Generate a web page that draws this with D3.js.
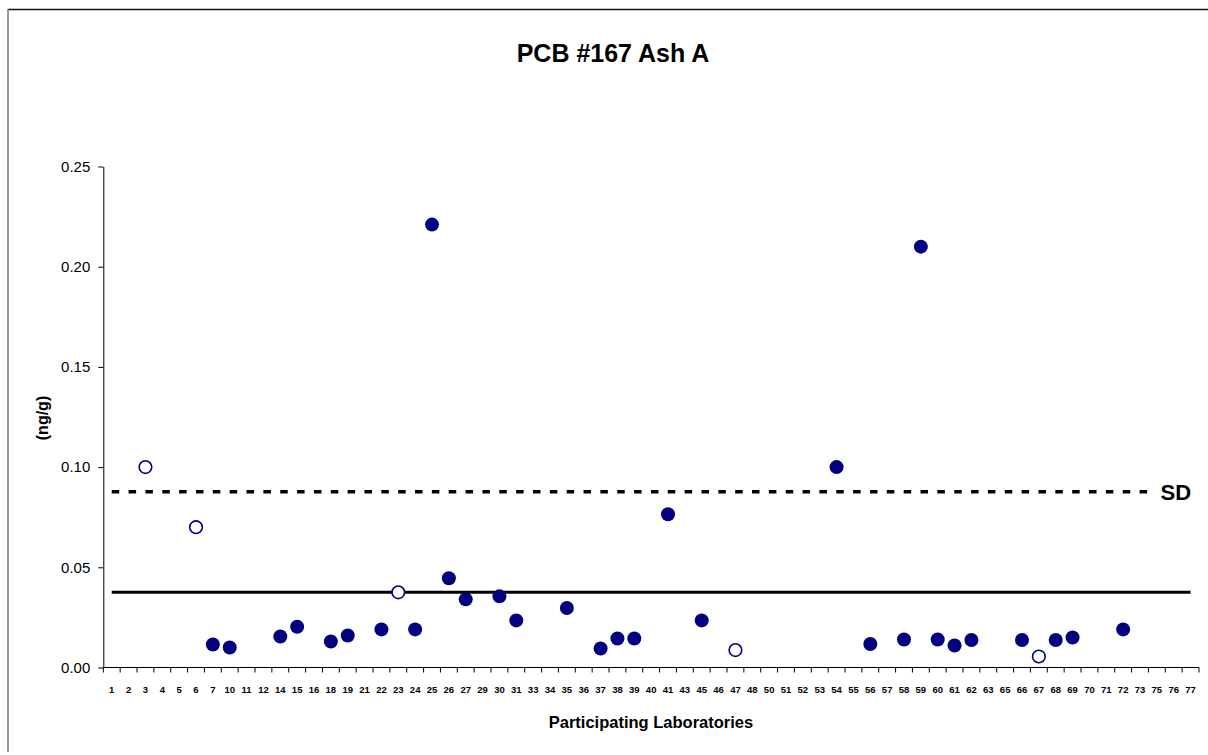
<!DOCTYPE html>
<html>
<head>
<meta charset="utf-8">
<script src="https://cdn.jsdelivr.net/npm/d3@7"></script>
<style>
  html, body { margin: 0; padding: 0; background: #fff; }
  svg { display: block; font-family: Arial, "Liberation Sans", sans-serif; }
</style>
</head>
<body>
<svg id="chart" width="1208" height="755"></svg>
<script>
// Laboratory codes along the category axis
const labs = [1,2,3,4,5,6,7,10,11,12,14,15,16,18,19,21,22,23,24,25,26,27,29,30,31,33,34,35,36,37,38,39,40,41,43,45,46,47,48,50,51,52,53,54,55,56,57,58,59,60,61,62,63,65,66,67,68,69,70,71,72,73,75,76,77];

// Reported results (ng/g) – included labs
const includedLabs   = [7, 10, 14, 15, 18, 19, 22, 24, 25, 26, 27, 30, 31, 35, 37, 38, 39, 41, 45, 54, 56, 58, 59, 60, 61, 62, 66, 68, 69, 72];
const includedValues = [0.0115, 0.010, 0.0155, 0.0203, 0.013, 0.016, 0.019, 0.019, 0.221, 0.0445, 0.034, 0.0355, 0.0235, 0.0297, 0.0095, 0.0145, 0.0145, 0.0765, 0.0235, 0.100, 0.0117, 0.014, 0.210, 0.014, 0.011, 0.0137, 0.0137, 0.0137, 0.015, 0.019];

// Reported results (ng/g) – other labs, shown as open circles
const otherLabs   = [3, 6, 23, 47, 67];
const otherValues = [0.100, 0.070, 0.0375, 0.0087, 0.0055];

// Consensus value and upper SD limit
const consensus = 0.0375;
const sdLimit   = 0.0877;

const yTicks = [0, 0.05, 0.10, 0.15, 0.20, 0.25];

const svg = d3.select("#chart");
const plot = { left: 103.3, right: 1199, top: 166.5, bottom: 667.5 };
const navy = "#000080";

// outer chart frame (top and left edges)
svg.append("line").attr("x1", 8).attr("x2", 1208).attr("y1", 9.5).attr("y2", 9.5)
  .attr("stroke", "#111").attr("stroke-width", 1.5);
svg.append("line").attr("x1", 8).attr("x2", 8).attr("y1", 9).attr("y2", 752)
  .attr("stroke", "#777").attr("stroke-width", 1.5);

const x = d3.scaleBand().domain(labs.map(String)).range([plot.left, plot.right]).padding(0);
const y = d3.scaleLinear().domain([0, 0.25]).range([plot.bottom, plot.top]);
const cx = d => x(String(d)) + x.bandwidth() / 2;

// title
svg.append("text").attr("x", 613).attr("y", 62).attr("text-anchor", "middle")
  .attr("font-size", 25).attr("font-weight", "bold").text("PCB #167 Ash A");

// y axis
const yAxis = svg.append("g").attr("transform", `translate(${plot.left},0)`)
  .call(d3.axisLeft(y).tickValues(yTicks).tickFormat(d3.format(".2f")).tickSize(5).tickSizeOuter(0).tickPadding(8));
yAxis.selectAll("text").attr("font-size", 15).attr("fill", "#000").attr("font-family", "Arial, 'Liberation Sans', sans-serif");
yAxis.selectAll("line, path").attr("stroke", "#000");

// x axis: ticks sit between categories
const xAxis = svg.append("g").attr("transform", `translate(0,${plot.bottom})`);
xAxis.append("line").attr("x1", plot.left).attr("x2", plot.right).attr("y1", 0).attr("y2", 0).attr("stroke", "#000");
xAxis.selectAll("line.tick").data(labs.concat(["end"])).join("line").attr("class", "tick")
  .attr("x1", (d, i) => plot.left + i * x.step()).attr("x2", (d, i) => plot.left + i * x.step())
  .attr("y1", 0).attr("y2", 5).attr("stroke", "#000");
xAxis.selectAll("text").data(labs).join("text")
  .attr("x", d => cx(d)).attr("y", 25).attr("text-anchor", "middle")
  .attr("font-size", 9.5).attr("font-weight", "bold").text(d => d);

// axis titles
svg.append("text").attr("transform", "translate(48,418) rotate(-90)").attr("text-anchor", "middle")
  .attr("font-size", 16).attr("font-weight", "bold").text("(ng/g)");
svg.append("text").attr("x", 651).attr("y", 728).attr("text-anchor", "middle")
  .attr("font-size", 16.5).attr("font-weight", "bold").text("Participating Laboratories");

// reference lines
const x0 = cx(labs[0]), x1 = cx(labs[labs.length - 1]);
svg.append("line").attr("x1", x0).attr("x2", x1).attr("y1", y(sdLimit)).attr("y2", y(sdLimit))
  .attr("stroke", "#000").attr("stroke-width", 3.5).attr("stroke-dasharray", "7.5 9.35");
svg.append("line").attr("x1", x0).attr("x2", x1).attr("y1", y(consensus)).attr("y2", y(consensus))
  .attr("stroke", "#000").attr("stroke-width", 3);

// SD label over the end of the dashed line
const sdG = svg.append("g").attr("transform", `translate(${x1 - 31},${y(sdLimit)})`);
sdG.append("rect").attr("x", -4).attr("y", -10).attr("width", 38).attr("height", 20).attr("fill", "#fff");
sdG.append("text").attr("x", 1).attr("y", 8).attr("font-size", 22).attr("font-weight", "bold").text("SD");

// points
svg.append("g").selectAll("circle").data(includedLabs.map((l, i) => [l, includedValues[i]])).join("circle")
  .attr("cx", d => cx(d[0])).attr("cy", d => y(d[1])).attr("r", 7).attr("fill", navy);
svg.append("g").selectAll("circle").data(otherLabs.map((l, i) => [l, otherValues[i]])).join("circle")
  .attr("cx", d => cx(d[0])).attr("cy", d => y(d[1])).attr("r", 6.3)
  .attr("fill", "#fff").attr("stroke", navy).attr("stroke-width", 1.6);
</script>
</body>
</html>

────────────────────

▶ **What the task asks**
Reproduce all of the data exactly, omitting each picture it holds.

▶ **Reply**
Generate a web page that draws this with D3.js.
<!DOCTYPE html>
<html>
<head>
<meta charset="utf-8">
<script src="https://cdn.jsdelivr.net/npm/d3@7"></script>
<style>
  html, body { margin: 0; padding: 0; background: #fff; }
  svg { display: block; font-family: Arial, "Liberation Sans", sans-serif; }
</style>
</head>
<body>
<svg id="chart" width="1208" height="755"></svg>
<script>
// Laboratory codes along the category axis
const labs = [1,2,3,4,5,6,7,10,11,12,14,15,16,18,19,21,22,23,24,25,26,27,29,30,31,33,34,35,36,37,38,39,40,41,43,45,46,47,48,50,51,52,53,54,55,56,57,58,59,60,61,62,63,65,66,67,68,69,70,71,72,73,75,76,77];

// Reported results (ng/g) – included labs
const includedLabs   = [7, 10, 14, 15, 18, 19, 22, 24, 25, 26, 27, 30, 31, 35, 37, 38, 39, 41, 45, 54, 56, 58, 59, 60, 61, 62, 66, 68, 69, 72];
const includedValues = [0.0115, 0.010, 0.0155, 0.0203, 0.013, 0.016, 0.019, 0.019, 0.221, 0.0445, 0.034, 0.0355, 0.0235, 0.0297, 0.0095, 0.0145, 0.0145, 0.0765, 0.0235, 0.100, 0.0117, 0.014, 0.210, 0.014, 0.011, 0.0137, 0.0137, 0.0137, 0.015, 0.019];

// Reported results (ng/g) – other labs, shown as open circles
const otherLabs   = [3, 6, 23, 47, 67];
const otherValues = [0.100, 0.070, 0.0375, 0.0087, 0.0055];

// Consensus value and upper SD limit
const consensus = 0.0375;
const sdLimit   = 0.0877;

const yTicks = [0, 0.05, 0.10, 0.15, 0.20, 0.25];

const svg = d3.select("#chart");
const plot = { left: 103.3, right: 1199, top: 166.5, bottom: 667.5 };
const navy = "#000080";

// outer chart frame (top and left edges)
svg.append("line").attr("x1", 8).attr("x2", 1208).attr("y1", 9.5).attr("y2", 9.5)
  .attr("stroke", "#111").attr("stroke-width", 1.5);
svg.append("line").attr("x1", 8).attr("x2", 8).attr("y1", 9).attr("y2", 752)
  .attr("stroke", "#777").attr("stroke-width", 1.5);

const x = d3.scaleBand().domain(labs.map(String)).range([plot.left, plot.right]).padding(0);
const y = d3.scaleLinear().domain([0, 0.25]).range([plot.bottom, plot.top]);
const cx = d => x(String(d)) + x.bandwidth() / 2;

// title
svg.append("text").attr("x", 613).attr("y", 62).attr("text-anchor", "middle")
  .attr("font-size", 25).attr("font-weight", "bold").text("PCB #167 Ash A");

// y axis
const yAxis = svg.append("g").attr("transform", `translate(${plot.left},0)`)
  .call(d3.axisLeft(y).tickValues(yTicks).tickFormat(d3.format(".2f")).tickSize(5).tickSizeOuter(0).tickPadding(8));
yAxis.selectAll("text").attr("font-size", 15).attr("fill", "#000").attr("font-family", "Arial, 'Liberation Sans', sans-serif");
yAxis.selectAll("line, path").attr("stroke", "#000");

// x axis: ticks sit between categories
const xAxis = svg.append("g").attr("transform", `translate(0,${plot.bottom})`);
xAxis.append("line").attr("x1", plot.left).attr("x2", plot.right).attr("y1", 0).attr("y2", 0).attr("stroke", "#000");
xAxis.selectAll("line.tick").data(labs.concat(["end"])).join("line").attr("class", "tick")
  .attr("x1", (d, i) => plot.left + i * x.step()).attr("x2", (d, i) => plot.left + i * x.step())
  .attr("y1", 0).attr("y2", 5).attr("stroke", "#000");
xAxis.selectAll("text").data(labs).join("text")
  .attr("x", d => cx(d)).attr("y", 25).attr("text-anchor", "middle")
  .attr("font-size", 9.5).attr("font-weight", "bold").text(d => d);

// axis titles
svg.append("text").attr("transform", "translate(48,418) rotate(-90)").attr("text-anchor", "middle")
  .attr("font-size", 16).attr("font-weight", "bold").text("(ng/g)");
svg.append("text").attr("x", 651).attr("y", 728).attr("text-anchor", "middle")
  .attr("font-size", 16.5).attr("font-weight", "bold").text("Participating Laboratories");

// reference lines
const x0 = cx(labs[0]), x1 = cx(labs[labs.length - 1]);
svg.append("line").attr("x1", x0).attr("x2", x1).attr("y1", y(sdLimit)).attr("y2", y(sdLimit))
  .attr("stroke", "#000").attr("stroke-width", 3.5).attr("stroke-dasharray", "7.5 9.35");
svg.append("line").attr("x1", x0).attr("x2", x1).attr("y1", y(consensus)).attr("y2", y(consensus))
  .attr("stroke", "#000").attr("stroke-width", 3);

// SD label over the end of the dashed line
const sdG = svg.append("g").attr("transform", `translate(${x1 - 31},${y(sdLimit)})`);
sdG.append("rect").attr("x", -4).attr("y", -10).attr("width", 38).attr("height", 20).attr("fill", "#fff");
sdG.append("text").attr("x", 1).attr("y", 8).attr("font-size", 22).attr("font-weight", "bold").text("SD");

// points
svg.append("g").selectAll("circle").data(includedLabs.map((l, i) => [l, includedValues[i]])).join("circle")
  .attr("cx", d => cx(d[0])).attr("cy", d => y(d[1])).attr("r", 7).attr("fill", navy);
svg.append("g").selectAll("circle").data(otherLabs.map((l, i) => [l, otherValues[i]])).join("circle")
  .attr("cx", d => cx(d[0])).attr("cy", d => y(d[1])).attr("r", 6.3)
  .attr("fill", "#fff").attr("stroke", navy).attr("stroke-width", 1.6);
</script>
</body>
</html>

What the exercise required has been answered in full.